Federico Fresi (center) and Boston Ballet in John Neumeier’s “Third Symphony of Gustav Mahler” (photo by Rosalie O’Connor, courtesy of Boston Ballet).


By James Foritano

Boston, Mass. – The “Third Symphony of Gustav Mahler,” choreographed by the renowned John Neumeier and performed on Thursday, October 22, by the Boston Ballet on the stage of the Boston Opera House, brought the audience repeatedly to their feet with cheering, clapping and foreign-sounding cries of approval.

 

I, on the other hand didn’t award my approval until what looked to me like an overcrowded stage gave way gradually, mercifully to fewer dancers with more space.

 

My parsimony, approval wise, was probably more a matter of personal esthetics, than expert judgment.
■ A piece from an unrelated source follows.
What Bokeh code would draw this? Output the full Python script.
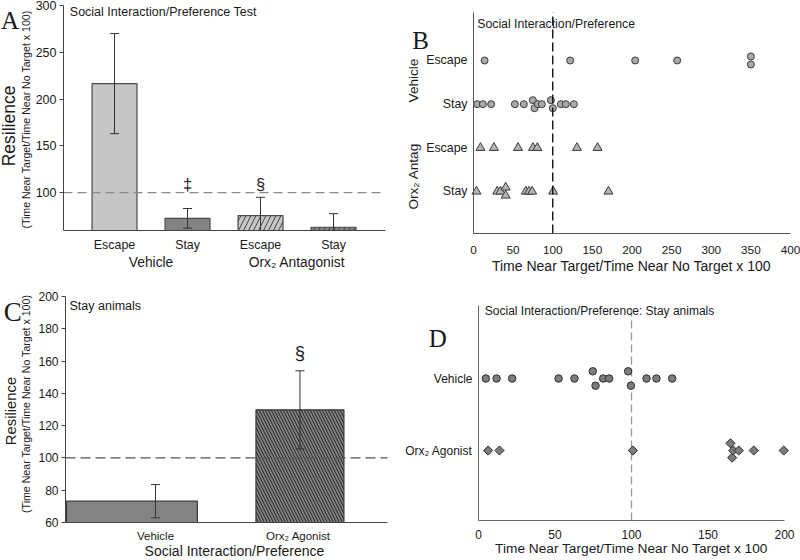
import math
from bokeh.plotting import figure
from bokeh.models import Range1d, LinearAxis, FixedTicker, Label
from bokeh.layouts import column, row
from bokeh.embed import file_html
from bokeh.resources import INLINE

SANS = "Liberation Sans"
SERIF = "Liberation Serif"
INK = "#1a1a1a"

# ------------------------------------------------------------------ data
# Panel A : Social Interaction/Preference Test (mean +/- SEM)
a_conditions = ["Escape", "Stay", "Escape", "Stay"]
a_groups = ["Vehicle", "Orx₂ Antagonist"]
a_means = [216.5, 72.5, 75.5, 63.0]
a_sems = [53.5, 10.5, 19.5, 14.5]
a_marks = ["", "‡", "§", ""]
a_yticks = [100, 150, 200, 250, 300]

# Panel B : individual animals
b_rows = ["Stay", "Escape", "Stay", "Escape"]          # bottom -> top
b_groups = ["Orx₂ Antag", "Vehicle"]                   # bottom -> top
b_veh_escape = [14, 122, 204, 257, 350, 350]
b_veh_escape_stack = [0, 0, 0, 0, 1, -1]
b_veh_stay = [4.6, 11.8, 22.3, 52.2, 63.5, 74.9, 77.0, 81.2, 86.2, 97.6, 100.1, 110.2, 116.5, 126.6]
b_veh_stay_stack = [0, 0, 0, 0, 0, 1, -1, 0, 0, 1, -1, 0, 0, 0]
b_orx_escape = [8.8, 25.8, 56.2, 75.0, 80.6, 130.5, 156.5]
b_orx_escape_stack = [0, 0, 0, 0, 0, 0, 0]
b_orx_stay = [3.8, 29.9, 34.0, 40.6, 40.6, 66.0, 70.0, 74.0, 100.5, 170.3]
b_orx_stay_stack = [0, 0, 0, 1, -1, 0, 0, 0, 0, 0]
b_xticks = [0, 50, 100, 150, 200, 250, 300, 350, 400]

# Panel C : Stay animals (mean +/- SEM)
c_conditions = ["Vehicle", "Orx₂  Agonist"]
c_means = [73.2, 129.8]
c_sems = [10.3, 24.2]
c_marks = ["", "§"]
c_yticks = [60, 80, 100, 120, 140, 160, 180, 200]

# Panel D : Stay animals, individual
d_rows = ["Orx₂ Agonist", "Vehicle"]                   # bottom -> top
d_vehicle = [4.8, 11.8, 22.0, 52.3, 62.7, 74.7, 76.5, 81.5, 85.4, 97.8, 99.6, 109.8, 116.3, 126.6]
d_vehicle_stack = [0, 0, 0, 0, 0, 1, -1, 0, 0, 1, -1, 0, 0, 0]
d_agonist = [6.3, 13.7, 100.9, 164.7, 165.8, 166.5, 170.1, 179.9, 199.5]
d_agonist_stack = [0, 0, 0, 1, -1, 0, 0, 0, 0]
d_xticks = [0, 50, 100, 150, 200]

REFERENCE = 100
X_TITLE = "Time Near Target/Time Near No Target x 100"
Y_TITLE = "Resilience"
Y_SUB = "(Time Near Target/Time Near No Target x 100)"

# ------------------------------------------------------------------ layout helpers
W, H = 400, 280


class Panel:
    """Maps page-pixel positions of one panel into its data space."""

    def __init__(self, ox, oy, box, ax, ay):
        X0, X1, Y0, Y1 = box
        aL, aR = X0 - ox, X1 - ox
        aT, aB = Y0 - oy, Y1 - oy
        kx = (ax[1] - ax[0]) / (aR - aL)
        ky = (ay[1] - ay[0]) / (aB - aT)
        self.xr = (ax[0] - aL * kx, ax[1] + (W - aR) * kx)
        self.yr = (ay[0] - (H - aB) * ky, ay[1] + aT * ky)
        self.ax, self.ay, self.ox, self.oy = ax, ay, ox, oy

    def at(self, X, Y):
        lx, ly = X - self.ox, Y - self.oy
        x = self.xr[0] + lx / W * (self.xr[1] - self.xr[0])
        y = self.yr[1] - ly / H * (self.yr[1] - self.yr[0])
        return x, y


PA = Panel(0, 0, (63, 385, 5, 230), (0.301, 4.712), (59.5, 300))
PB = Panel(400, 0, (473, 790, 11.7, 233), (0, 400), (0.038, 5.106))
PC = Panel(0, 280, (65, 387, 296, 522), (0.377, 2.606), (60, 200))
PD = Panel(400, 280, (478, 784, 305, 520), (0, 200), (0.028, 3.014))


def make_fig(pn):
    p = figure(width=W, height=H, x_range=Range1d(*pn.xr), y_range=Range1d(*pn.yr),
               x_axis_type=None, y_axis_type=None, output_backend="svg",
               toolbar_location=None, min_border=0,
               min_border_left=0, min_border_right=0, min_border_top=0, min_border_bottom=0)
    p.outline_line_color = None
    p.background_fill_color = "white"
    p.border_fill_color = "white"
    return p


def axis(p, pn, side, ticks, overrides=None, font_size="12px", standoff=5, tick_out=0,
         line_color="#444444"):
    ax = LinearAxis(ticker=FixedTicker(ticks=ticks, minor_ticks=[]))
    if side == "left":
        ax.fixed_location = pn.ax[0]
        ax.bounds = pn.ay
    else:
        ax.fixed_location = pn.ay[0]
        ax.bounds = pn.ax
    if overrides:
        ax.major_label_overrides = overrides
    ax.major_label_text_font = SANS
    ax.major_label_text_font_size = font_size
    ax.major_label_text_color = INK
    ax.major_label_standoff = standoff
    ax.major_tick_out = tick_out
    ax.major_tick_in = 0
    ax.major_tick_line_color = line_color if tick_out else None
    ax.minor_tick_line_color = None
    ax.axis_line_color = line_color
    p.add_layout(ax, side)
    return ax


def text_at(p, pn, X, Y, text, size, font=SANS, baseline="middle", align="left",
            x=None, angle=0.0):
    dx, dy = pn.at(X, Y)
    if x is not None:
        dx = x
    p.add_layout(Label(x=dx, y=dy, text=text, text_font=font, text_font_size=size,
                       text_baseline=baseline, text_align=align, text_color=INK, angle=angle))


def error_bars(p, xs, means, sems, floor, color="#333333"):
    up = [m + s for m, s in zip(means, sems)]
    lo = [m - s for m, s in zip(means, sems)]
    lo_vis = [max(v, floor) for v in lo]
    p.segment(x0=xs, y0=lo_vis, x1=xs, y1=up, line_color=color, line_width=1)
    p.scatter(x=xs, y=up, marker="dash", size=9, line_color=color, line_width=1)
    cx = [x for x, v in zip(xs, lo) if v >= floor]
    cy = [v for v in lo if v >= floor]
    p.scatter(x=cx, y=cy, marker="dash", size=9, line_color=color, line_width=1)


def ref_hline(p, pn, color, dash, width=1.3):
    p.segment(x0=[pn.ax[0]], y0=[REFERENCE], x1=[pn.ax[1]], y1=[REFERENCE],
              line_color=color, line_dash=dash, line_width=width)


def ref_vline(p, pn, color, dash, width=1.3):
    p.segment(x0=[REFERENCE], y0=[pn.ay[0]], x1=[REFERENCE], y1=[pn.ay[1]],
              line_color=color, line_dash=dash, line_width=width)


# ------------------------------------------------------------------ Panel A
pA = make_fig(PA)
a_x = [i + 1 for i in range(len(a_means))]
a_fill = ["#c6c6c6", "#838383", "#c6c6c6", "#838383"]
a_hatch = [" ", " ", "/", "/"]
pA.vbar(x=a_x, top=a_means, bottom=PA.ay[0], width=0.616, fill_color=a_fill,
        line_color="#4a4a4a", line_width=1.2, hatch_pattern=a_hatch, hatch_color="#444444",
        hatch_scale=10, hatch_weight=1)
error_bars(pA, a_x, a_means, a_sems, PA.ay[0])
ref_hline(pA, PA, "#8a8a8a", "9 5")
axis(pA, PA, "left", a_yticks, font_size="12.5px", standoff=3, tick_out=4)
axis(pA, PA, "below", a_x, {x: c for x, c in zip(a_x, a_conditions)}, font_size="12.4px", standoff=7)
text_at(pA, PA, 0, 262.3, a_groups[0], "13.8px", align="center", x=1.5)
text_at(pA, PA, 0, 262.3, a_groups[1], "13.8px", align="center", x=3.5)
text_at(pA, PA, 8.5, 125.5, Y_TITLE, "17.5px", align="center", angle=math.pi / 2)
text_at(pA, PA, 25, 119, Y_SUB, "10.6px", align="center", angle=math.pi / 2)
text_at(pA, PA, 69.3, 11.7, "Social Interaction/Preference Test", "12.5px")
for x, m in zip(a_x, a_marks):
    if m:
        text_at(pA, PA, 0, 183.7, m, "16.5px", align="center", x=x)
text_at(pA, PA, 0.5, 19.5, "A", "25px", font=SERIF, baseline="alphabetic")

# ------------------------------------------------------------------ Panel B
pB = make_fig(PB)
B_STEP = 0.092
for vals, stack, r in [(b_veh_escape, b_veh_escape_stack, 4), (b_veh_stay, b_veh_stay_stack, 3)]:
    pB.scatter(x=vals, y=[r + s * B_STEP for s in stack], marker="circle", size=7,
               fill_color="#a9a9a9", line_color="#3a3a3a", line_width=1)
for vals, stack, r in [(b_orx_escape, b_orx_escape_stack, 2), (b_orx_stay, b_orx_stay_stack, 1)]:
    pB.scatter(x=vals, y=[r + s * B_STEP for s in stack], marker="triangle", size=9,
               fill_color="#b4b4b4", line_color="#3a3a3a", line_width=1)
ref_vline(pB, PB, "#111111", "9 4", 1.4)
axis(pB, PB, "left", [1, 2, 3, 4], {i + 1: r for i, r in enumerate(b_rows)}, font_size="12.4px",
     standoff=6, line_color="#555555")
axis(pB, PB, "below", b_xticks, font_size="11.8px", standoff=12, line_color="#555555")
text_at(pB, PB, 631, 265, X_TITLE, "14px", align="center")
text_at(pB, PB, 412.5, 80, b_groups[1], "13.6px", align="center", angle=math.pi / 2)
text_at(pB, PB, 412.5, 175.8, b_groups[0], "13.6px", align="center", angle=math.pi / 2)
text_at(pB, PB, 476.7, 23.3, "Social Interaction/Preference", "12.3px")
text_at(pB, PB, 411.7, 40, "B", "25px", font=SERIF, baseline="alphabetic")

# ------------------------------------------------------------------ Panel C
pC = make_fig(PC)
c_x = [1, 2]
pC.quad(left=[c_x[0] - 0.616], right=[c_x[0] + 0.29], bottom=[PC.ay[0]], top=[c_means[0]],
        fill_color="#838383", line_color="#3a3a3a", line_width=1.2)
pC.vbar(x=[c_x[1]], top=[c_means[1]], bottom=PC.ay[0], width=0.609, fill_color="#838383",
        line_color="#3a3a3a", line_width=1.2, hatch_pattern="\\", hatch_color="#222222",
        hatch_scale=6, hatch_weight=1)
error_bars(pC, c_x, c_means, c_sems, PC.ay[0])
ref_hline(pC, PC, "#555555", "10 5")
axis(pC, PC, "left", c_yticks, font_size="12px", standoff=3, tick_out=4)
axis(pC, PC, "below", c_x, {x: c for x, c in zip(c_x, c_conditions)}, font_size="11.5px", standoff=7)
text_at(pC, PC, 234, 550, "Social Interaction/Preference", "14px", align="center")
text_at(pC, PC, 10, 410.5, Y_TITLE, "14.8px", align="center", angle=math.pi / 2)
text_at(pC, PC, 25, 403.3, Y_SUB, "10.6px", align="center", angle=math.pi / 2)
text_at(pC, PC, 69, 305, "Stay animals", "12.5px")
for x, m in zip(c_x, c_marks):
    if m:
        text_at(pC, PC, 0, 351.7, m, "18.5px", align="center", x=x)
text_at(pC, PC, 3.3, 311.7, "C", "27px", font=SERIF, baseline="alphabetic")

# ------------------------------------------------------------------ Panel D
pD = make_fig(PD)
D_STEP = 0.1
ref_vline(pD, PD, "#9a9a9a", "8 4")
pD.scatter(x=d_vehicle, y=[2 + s * D_STEP for s in d_vehicle_stack], marker="circle", size=7.5,
           fill_color="#7c7c7c", line_color="#2e2e2e", line_width=1)
pD.scatter(x=d_agonist, y=[1 + s * D_STEP for s in d_agonist_stack], marker="square",
           angle=math.pi / 4, size=6.5, fill_color="#7c7c7c", line_color="#2e2e2e", line_width=1)
axis(pD, PD, "left", [1, 2], {1: d_rows[0], 2: d_rows[1]}, font_size="12px", standoff=6,
     line_color="#666666")
axis(pD, PD, "below", d_xticks, font_size="12px", standoff=9, line_color="#666666")
text_at(pD, PD, 631, 548.3, X_TITLE, "13.7px", align="center")
text_at(pD, PD, 484.3, 310, "Social Interaction/Preference: Stay animals", "12px")
text_at(pD, PD, 428.3, 338.3, "D", "25px", font=SERIF, baseline="alphabetic")

layout = column(row(pA, pB), row(pC, pD))

open("out.html", "w").write(file_html(layout, INLINE))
I’ve seen traffic cops respond to an impossible glut of traffic at rush hour with absolutely balletic virtuosity, urging on and calming heated horsepower with memorable command. But is it art, or traffic control?

 

At least a million dancers, with helicoptering arms and sharp knees and elbows, brought death-defying precision to Neumeier’s interpretation of the first movement of Mahler’s Third Symphony. I held my breath for their safety but didn’t levitate myself.

 

Thankfully there was more to suit my taste. When only a score or less of dancers took center stage, Neumeier was mesmerizing rather than coldly measuring. One, specifically me, could feel their glances pushing and pulling their bodies into mysterious alignments and equally mysterious repulsions that looked and felt self-willed rather than choreographed.

 

This ‘feeling’ movement between duo’s, trio’s, septets, etc. was all the more satisfying to one who often has trouble interpreting the psychological tensions that glances and bodily attitudes are supposed to signal to an audience of dance, however ambiguously.

 

Are they pained or pleased, attracted or repelled are the questions I’m often left with after ‘speaking looks’ are exchanged by sentient bodies in motion. But when Neumeier’s spare choreography tuned into the romantic turns of Mahler’s slower music I felt also comfortably attuned, suspended, even, in a space where blood runs thicker than thinking, so to say.

 

As I trooped out just before the exiting crowd overwhelmed this still dreaming spectator, I even forgave, in perspective, the boisterous athletics I witnessed, cringing, as Neumeier introduced his path-breaking ballet. After all, I reasoned generously, Mahler’s music was anything but sedate in the first brassy movement of his path-breaking symphony, only turning in later movements to a delicate etching of the human voice onto a skein of violins and woodwinds.